▸ Instructions for the task
Reproduce, exactly and in full, only the lines below from the one containing "Write the TikZ code for this diagram." through the one containing "(0,0) rectangle (920,690);".

▸ Items from a data source
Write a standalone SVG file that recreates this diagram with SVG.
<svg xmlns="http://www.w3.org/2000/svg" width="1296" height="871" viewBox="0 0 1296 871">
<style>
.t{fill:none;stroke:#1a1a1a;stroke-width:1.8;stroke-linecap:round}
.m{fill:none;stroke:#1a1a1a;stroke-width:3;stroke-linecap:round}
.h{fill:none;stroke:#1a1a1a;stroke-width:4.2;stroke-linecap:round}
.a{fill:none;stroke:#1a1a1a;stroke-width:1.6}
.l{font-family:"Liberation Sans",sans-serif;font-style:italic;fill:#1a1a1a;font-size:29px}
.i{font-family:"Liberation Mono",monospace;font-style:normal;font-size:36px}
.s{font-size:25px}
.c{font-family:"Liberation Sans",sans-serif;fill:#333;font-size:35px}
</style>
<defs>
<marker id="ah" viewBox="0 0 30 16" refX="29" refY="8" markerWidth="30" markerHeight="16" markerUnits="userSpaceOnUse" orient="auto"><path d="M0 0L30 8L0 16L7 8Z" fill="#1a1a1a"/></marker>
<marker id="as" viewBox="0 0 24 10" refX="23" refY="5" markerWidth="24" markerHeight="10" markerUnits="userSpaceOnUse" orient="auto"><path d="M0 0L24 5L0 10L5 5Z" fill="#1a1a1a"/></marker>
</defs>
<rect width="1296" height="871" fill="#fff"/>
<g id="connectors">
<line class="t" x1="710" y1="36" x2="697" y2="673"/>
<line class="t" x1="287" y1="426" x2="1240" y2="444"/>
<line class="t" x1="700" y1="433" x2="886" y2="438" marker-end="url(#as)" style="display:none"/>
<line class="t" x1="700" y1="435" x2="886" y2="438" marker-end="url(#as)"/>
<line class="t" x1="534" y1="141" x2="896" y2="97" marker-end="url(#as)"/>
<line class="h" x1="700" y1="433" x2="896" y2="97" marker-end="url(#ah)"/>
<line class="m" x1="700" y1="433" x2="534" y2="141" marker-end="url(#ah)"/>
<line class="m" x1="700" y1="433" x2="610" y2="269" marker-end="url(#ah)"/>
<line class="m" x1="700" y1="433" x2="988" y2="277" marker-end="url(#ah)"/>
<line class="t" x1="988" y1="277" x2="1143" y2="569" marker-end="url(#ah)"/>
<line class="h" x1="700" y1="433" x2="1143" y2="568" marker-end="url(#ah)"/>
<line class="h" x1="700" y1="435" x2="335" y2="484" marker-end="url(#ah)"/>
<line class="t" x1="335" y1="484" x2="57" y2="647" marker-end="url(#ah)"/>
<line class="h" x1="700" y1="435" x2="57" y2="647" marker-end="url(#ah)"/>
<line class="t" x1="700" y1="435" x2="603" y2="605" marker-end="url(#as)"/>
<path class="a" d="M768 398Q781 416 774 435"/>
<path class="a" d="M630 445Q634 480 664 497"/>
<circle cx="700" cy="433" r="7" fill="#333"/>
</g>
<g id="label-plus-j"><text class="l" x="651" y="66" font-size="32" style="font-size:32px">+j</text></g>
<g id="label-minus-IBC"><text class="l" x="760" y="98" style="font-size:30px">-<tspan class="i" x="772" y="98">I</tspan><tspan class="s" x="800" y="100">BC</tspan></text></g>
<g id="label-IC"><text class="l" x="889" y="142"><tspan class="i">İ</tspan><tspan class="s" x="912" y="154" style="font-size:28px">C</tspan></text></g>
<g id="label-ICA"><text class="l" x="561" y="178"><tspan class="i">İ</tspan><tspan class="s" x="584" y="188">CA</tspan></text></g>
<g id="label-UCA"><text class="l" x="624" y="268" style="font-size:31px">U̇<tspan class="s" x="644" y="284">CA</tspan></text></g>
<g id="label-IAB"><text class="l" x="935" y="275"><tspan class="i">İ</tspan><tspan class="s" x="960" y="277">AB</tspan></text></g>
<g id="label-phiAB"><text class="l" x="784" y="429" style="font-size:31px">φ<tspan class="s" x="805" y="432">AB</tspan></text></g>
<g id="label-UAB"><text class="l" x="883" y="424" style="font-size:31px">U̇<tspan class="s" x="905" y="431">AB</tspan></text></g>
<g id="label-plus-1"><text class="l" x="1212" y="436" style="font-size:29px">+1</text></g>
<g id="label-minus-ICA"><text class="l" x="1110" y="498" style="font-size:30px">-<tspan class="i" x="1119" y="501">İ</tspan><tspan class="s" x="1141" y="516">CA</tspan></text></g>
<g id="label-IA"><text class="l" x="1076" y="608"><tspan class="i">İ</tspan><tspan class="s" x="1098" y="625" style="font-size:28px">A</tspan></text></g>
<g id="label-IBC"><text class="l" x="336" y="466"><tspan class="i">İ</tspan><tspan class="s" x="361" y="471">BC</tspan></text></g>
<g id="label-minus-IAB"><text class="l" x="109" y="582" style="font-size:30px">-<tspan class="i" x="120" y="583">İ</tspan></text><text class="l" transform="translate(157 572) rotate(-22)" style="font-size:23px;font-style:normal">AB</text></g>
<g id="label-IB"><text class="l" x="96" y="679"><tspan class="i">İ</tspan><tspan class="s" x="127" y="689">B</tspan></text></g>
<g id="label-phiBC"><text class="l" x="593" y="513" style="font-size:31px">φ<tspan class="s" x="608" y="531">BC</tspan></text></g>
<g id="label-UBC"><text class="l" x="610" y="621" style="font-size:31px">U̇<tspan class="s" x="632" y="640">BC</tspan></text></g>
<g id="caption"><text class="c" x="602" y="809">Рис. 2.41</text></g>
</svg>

* * *

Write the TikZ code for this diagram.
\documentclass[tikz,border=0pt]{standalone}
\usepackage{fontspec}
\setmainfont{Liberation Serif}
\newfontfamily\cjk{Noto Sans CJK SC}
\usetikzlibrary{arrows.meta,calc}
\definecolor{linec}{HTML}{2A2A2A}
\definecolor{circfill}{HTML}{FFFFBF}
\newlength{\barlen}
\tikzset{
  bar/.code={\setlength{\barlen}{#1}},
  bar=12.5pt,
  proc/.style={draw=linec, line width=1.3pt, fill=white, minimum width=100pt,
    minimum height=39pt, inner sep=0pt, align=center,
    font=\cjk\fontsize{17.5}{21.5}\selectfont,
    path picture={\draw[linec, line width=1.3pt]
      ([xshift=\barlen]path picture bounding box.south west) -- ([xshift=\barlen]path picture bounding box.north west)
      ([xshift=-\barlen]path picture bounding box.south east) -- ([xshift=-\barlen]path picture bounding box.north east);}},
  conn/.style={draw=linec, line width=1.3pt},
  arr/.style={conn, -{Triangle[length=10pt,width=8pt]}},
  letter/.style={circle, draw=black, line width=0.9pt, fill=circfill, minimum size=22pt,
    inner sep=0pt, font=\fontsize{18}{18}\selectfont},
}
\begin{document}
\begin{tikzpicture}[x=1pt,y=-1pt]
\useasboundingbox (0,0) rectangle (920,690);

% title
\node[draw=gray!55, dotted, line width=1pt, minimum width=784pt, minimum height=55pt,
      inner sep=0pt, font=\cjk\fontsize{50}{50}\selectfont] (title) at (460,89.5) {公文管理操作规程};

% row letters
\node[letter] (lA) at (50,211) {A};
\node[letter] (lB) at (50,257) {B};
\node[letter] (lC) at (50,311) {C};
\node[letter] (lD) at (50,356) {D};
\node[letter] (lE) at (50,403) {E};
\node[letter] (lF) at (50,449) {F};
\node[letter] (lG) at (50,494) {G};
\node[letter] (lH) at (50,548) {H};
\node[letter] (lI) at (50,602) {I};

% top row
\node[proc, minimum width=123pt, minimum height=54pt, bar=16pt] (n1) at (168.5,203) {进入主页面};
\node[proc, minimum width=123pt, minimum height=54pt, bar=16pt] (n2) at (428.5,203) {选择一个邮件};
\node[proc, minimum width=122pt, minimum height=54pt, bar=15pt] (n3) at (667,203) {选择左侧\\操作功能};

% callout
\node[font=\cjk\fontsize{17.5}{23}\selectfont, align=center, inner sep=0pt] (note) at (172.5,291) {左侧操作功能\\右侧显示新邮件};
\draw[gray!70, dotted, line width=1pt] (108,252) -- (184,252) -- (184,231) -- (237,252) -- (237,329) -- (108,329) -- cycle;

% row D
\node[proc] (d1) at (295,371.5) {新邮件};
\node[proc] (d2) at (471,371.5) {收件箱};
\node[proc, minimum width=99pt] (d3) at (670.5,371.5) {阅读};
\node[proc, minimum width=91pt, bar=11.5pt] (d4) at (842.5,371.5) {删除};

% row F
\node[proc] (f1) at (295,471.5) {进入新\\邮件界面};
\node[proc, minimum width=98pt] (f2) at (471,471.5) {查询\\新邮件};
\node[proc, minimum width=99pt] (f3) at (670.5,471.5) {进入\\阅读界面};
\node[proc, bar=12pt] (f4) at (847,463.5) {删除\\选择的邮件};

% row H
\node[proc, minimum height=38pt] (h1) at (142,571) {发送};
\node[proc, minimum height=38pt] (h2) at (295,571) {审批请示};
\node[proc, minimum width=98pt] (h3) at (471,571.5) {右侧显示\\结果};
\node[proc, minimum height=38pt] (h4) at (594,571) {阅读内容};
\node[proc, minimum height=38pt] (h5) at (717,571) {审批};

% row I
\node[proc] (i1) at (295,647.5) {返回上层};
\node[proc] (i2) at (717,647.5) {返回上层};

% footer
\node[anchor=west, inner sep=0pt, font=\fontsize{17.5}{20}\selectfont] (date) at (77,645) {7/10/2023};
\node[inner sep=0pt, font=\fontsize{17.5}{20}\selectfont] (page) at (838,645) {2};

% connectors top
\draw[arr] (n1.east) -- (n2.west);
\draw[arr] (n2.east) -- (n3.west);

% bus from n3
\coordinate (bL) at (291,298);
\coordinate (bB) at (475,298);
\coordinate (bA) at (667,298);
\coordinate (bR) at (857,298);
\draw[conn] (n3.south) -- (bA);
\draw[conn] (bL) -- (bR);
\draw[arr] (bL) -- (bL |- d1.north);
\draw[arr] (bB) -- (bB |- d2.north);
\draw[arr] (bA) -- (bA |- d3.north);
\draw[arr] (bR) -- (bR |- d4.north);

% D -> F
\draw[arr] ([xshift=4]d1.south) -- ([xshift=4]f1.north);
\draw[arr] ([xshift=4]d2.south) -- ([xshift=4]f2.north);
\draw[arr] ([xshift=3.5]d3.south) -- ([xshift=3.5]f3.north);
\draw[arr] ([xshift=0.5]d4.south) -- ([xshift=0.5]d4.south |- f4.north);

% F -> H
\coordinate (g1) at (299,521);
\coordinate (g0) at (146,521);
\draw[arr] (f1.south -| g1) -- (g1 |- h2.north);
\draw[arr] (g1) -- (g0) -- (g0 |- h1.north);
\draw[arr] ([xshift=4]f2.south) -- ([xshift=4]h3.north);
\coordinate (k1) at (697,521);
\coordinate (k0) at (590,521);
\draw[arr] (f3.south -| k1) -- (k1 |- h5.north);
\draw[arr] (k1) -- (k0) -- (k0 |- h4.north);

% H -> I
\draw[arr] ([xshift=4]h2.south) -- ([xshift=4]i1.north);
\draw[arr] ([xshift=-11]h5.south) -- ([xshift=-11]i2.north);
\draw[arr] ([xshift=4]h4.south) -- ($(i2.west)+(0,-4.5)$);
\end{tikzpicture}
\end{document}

▸ Result
Write the TikZ code for this diagram.
\documentclass[tikz,border=0pt]{standalone}
\usepackage{fontspec}
\setmainfont{Liberation Serif}
\newfontfamily\cjk{Noto Sans CJK SC}
\usetikzlibrary{arrows.meta,calc}
\definecolor{linec}{HTML}{2A2A2A}
\definecolor{circfill}{HTML}{FFFFBF}
\newlength{\barlen}
\tikzset{
  bar/.code={\setlength{\barlen}{#1}},
  bar=12.5pt,
  proc/.style={draw=linec, line width=1.3pt, fill=white, minimum width=100pt,
    minimum height=39pt, inner sep=0pt, align=center,
    font=\cjk\fontsize{17.5}{21.5}\selectfont,
    path picture={\draw[linec, line width=1.3pt]
      ([xshift=\barlen]path picture bounding box.south west) -- ([xshift=\barlen]path picture bounding box.north west)
      ([xshift=-\barlen]path picture bounding box.south east) -- ([xshift=-\barlen]path picture bounding box.north east);}},
  conn/.style={draw=linec, line width=1.3pt},
  arr/.style={conn, -{Triangle[length=10pt,width=8pt]}},
  letter/.style={circle, draw=black, line width=0.9pt, fill=circfill, minimum size=22pt,
    inner sep=0pt, font=\fontsize{18}{18}\selectfont},
}
\begin{document}
\begin{tikzpicture}[x=1pt,y=-1pt]
\useasboundingbox (0,0) rectangle (920,690);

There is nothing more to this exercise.